The supporters of Al-Ahly are known as Ultras Ahlawy and their story is one of immense courage and a story which football fans everywhere should pay heed to.

Having protested at the tyrannical reign of the previous regime under Mubarak, Ultras Ahlawy are once again back on the streets of Cairo to protest against Islamic presidential candidate Mohamed Morsi.

Morsi appears to be a man cut from the same cloth as Mubarak and supporters of the super political Al-Ahly – led by their star man Aboutrika – do not want to see him in charge of the country. While Aboutrika and his club are overtly political, their actions tend to be peaceful.

When news was broken that protesters at the Presidential Palace were being attacked by Morsi supporters at the start of this month, the Ultras, some of whom had initially welcomed Morsi’s election, marched to their rescue. Before the current trouble is over, more of them will die as they fight for freedom and democracy.
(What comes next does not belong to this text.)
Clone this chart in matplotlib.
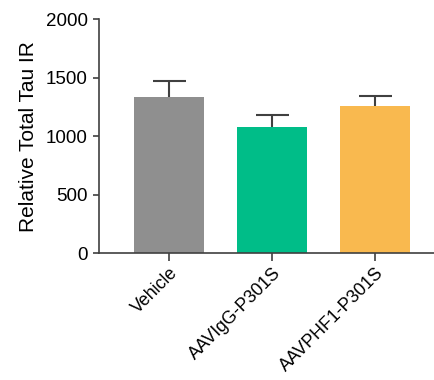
import matplotlib
matplotlib.use('Agg')
import matplotlib.pyplot as plt

plt.rcParams['font.family'] = ['Liberation Sans', 'DejaVu Sans']

groups = ['Vehicle', 'AAVIgG-P301S', 'AAVPHF1-P301S']
means = [1335, 1079, 1258]
errors = [139, 100, 88]
colors = ['#8f8f8f', '#00bd88', '#f9b94f']

fig = plt.figure(figsize=(4.35, 3.8), dpi=100)
ax = fig.add_axes([0.2276, 0.333, 0.7724, 0.617])

x = list(range(len(groups)))
ax.bar(x, means, width=0.68, color=colors, zorder=2)

# upper-only error bars (stem + cap)
tops = [m + e for m, e in zip(means, errors)]
ax.vlines(x, means, tops, color='#404040', linewidth=1.5, zorder=1)
ax.hlines(tops, [i - 0.16 for i in x], [i + 0.16 for i in x],
          color='#404040', linewidth=1.5, zorder=1)

ax.set_xlim(-0.68, 2.58)
ax.set_ylim(0, 2000)
ax.set_yticks([0, 500, 1000, 1500, 2000])
ax.set_xticks(x)
ax.set_xticklabels(groups, rotation=45, ha='right', rotation_mode='anchor',
                   fontsize=12.8)
ax.set_ylabel('Relative Total Tau IR', fontsize=15, labelpad=6)

for side in ['top', 'right']:
    ax.spines[side].set_visible(False)
for side in ['left', 'bottom']:
    ax.spines[side].set_color('#404040')
    ax.spines[side].set_linewidth(1.2)
ax.tick_params(axis='both', colors='#404040', labelcolor='black', width=1.2)
ax.tick_params(axis='y', length=4, pad=4, labelsize=13.5)
ax.tick_params(axis='x', length=6, pad=2)

fig.savefig('out.png', dpi=100)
On 1st February, in a game at Port Said – a hotbed of the Egyptian Revolution, 79 Ultras Ahlawy were killed when fans clashed immediately after Al-Masry and Al-Ahly had finished a game which had finished in a 3-1 win for the home side.
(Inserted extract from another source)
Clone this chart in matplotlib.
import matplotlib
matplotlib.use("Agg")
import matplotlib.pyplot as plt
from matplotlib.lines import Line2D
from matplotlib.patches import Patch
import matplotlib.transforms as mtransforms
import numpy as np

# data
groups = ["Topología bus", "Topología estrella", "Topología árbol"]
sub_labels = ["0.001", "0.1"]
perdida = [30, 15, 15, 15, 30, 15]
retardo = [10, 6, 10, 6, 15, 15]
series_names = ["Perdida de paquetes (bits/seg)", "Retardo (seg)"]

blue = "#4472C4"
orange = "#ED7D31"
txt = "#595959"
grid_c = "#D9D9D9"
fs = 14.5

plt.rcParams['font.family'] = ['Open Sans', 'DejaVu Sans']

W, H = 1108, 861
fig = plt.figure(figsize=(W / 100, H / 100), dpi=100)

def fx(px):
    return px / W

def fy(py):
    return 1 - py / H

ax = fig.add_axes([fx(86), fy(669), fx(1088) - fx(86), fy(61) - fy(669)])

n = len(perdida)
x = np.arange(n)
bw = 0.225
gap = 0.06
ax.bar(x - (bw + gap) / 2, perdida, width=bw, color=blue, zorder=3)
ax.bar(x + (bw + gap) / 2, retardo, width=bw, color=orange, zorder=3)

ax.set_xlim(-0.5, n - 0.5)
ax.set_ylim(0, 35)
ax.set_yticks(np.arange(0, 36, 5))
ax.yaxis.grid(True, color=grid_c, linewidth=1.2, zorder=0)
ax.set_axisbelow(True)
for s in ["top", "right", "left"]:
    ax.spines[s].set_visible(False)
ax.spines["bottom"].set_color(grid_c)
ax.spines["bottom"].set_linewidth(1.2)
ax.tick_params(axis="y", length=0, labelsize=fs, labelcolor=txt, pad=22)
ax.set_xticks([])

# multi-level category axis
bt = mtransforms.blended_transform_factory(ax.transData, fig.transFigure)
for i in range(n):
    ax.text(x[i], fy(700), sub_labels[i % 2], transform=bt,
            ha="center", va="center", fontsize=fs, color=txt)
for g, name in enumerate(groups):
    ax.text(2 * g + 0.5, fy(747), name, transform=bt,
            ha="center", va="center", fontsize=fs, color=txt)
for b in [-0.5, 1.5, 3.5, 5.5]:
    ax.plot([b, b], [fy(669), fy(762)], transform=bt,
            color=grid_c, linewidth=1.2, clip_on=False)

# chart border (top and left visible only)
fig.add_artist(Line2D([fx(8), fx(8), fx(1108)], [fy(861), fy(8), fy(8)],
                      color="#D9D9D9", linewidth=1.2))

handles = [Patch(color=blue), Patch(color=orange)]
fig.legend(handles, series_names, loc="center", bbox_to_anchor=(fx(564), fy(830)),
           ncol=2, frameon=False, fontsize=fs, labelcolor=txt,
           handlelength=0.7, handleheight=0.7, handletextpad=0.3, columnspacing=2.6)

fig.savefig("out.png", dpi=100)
It is thought that the ruling army were negligent at best and co-conspirators at worst as they failed abysmally to prevent the deadliest incident since Mubarak was ousted.

Many reports of the disaster suggest that police and military leaders at the game allowed, or possibly even caused the disturbances which saw so many killed as well as more than 1,000 injured.
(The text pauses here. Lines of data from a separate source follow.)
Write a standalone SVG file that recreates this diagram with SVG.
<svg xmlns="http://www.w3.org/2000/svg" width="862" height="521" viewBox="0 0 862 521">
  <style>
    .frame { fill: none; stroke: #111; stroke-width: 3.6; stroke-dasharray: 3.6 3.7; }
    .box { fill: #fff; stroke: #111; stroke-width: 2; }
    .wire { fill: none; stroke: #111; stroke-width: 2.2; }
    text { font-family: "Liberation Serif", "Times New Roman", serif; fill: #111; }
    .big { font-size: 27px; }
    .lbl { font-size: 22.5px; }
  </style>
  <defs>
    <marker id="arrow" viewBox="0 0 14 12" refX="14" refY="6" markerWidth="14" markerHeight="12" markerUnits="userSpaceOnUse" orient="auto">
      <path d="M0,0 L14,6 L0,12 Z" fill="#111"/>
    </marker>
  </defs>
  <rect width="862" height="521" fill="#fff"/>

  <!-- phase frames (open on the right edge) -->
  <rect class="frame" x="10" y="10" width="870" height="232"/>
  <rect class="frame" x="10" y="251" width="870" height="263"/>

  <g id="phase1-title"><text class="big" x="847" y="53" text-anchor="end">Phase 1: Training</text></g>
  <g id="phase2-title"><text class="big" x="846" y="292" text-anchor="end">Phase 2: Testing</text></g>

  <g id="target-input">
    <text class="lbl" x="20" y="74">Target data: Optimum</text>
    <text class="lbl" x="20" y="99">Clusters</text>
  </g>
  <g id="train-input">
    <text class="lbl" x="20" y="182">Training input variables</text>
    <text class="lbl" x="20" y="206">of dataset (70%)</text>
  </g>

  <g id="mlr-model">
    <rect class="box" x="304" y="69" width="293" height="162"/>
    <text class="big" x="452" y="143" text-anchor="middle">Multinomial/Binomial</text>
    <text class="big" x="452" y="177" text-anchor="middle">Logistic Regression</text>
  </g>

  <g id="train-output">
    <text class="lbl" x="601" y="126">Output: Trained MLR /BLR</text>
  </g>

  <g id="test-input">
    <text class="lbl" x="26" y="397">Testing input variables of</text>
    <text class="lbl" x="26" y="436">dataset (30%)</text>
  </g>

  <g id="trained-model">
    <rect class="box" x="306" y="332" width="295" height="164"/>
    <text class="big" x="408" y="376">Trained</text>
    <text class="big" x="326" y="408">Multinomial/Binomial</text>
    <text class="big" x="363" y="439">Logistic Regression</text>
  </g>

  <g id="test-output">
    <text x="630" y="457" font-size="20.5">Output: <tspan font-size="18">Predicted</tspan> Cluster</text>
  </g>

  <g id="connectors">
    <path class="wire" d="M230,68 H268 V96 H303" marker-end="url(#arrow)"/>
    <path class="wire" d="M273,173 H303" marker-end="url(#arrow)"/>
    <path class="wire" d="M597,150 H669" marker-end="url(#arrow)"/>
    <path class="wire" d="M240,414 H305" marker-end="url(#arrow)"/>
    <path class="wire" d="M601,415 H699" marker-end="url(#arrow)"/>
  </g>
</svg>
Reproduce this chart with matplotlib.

At the final whistle that fateful night, Al-Masry fans threw bottles and fireworks at the Al-Ahly players, who ran away from their attackers. The Al-Masry fans were armed with knives, swords, clubs, and stones, and subsequently attacked the Al-Ahly fans, who tried to escape by running away.

In the ensuing melees, 79 people were killed. Some were stabbed and clubbed, while others were deliberately thrown off the stands or died in the stampede.

Al-Ahly’s star man Aboutrika reported that fans were ushered into the visitor’s dressing room and away from the rampaging hordes. Four of those Ultras Ahlawy died in those changing rooms.

Eyewitnesses said that the police “did nothing to stop it”, and “refused to open the gates” to allow the crowds to escape. The bureau chief of the Voice of America in Egypt received reports that police opened barriers separating Al-Ahly and Al-Masry supporters. Another witness said that many people were allowed into the stadium without tickets.

In contrast to other countries’ reactions to similar tragedies, the only reaction that seemed humane was taken in the aftermath of that Port Said disaster. The remainder of the 2011-’12 Egyptian season was cancelled.

The 2012-’13 season is yet to start in Egypt. With political tensions at their zenith, it is almost certain that Mohamed Aboutrika has played a part in this decision to postpone the start of the season. If and when the Egyptian League eventually kicks off again, Aboutrika will play a part in deciding the most appropriate date.

Neither Ultras Ahlawy nor Mohamed Aboutrika are perfect, having been criticized for being old fashioned and unsophisticated as well as for being overly stubborn in how they conduct their business. They have however worked wonders in terms of their efforts to make their country a democracy for all and not just an elite few.

When top flight football eventually does return to Egypt, Al-Ahly should hold a special place in every neutral’s heart. If every club was like them, the oft troubled world of modern football would be an infinitely better place.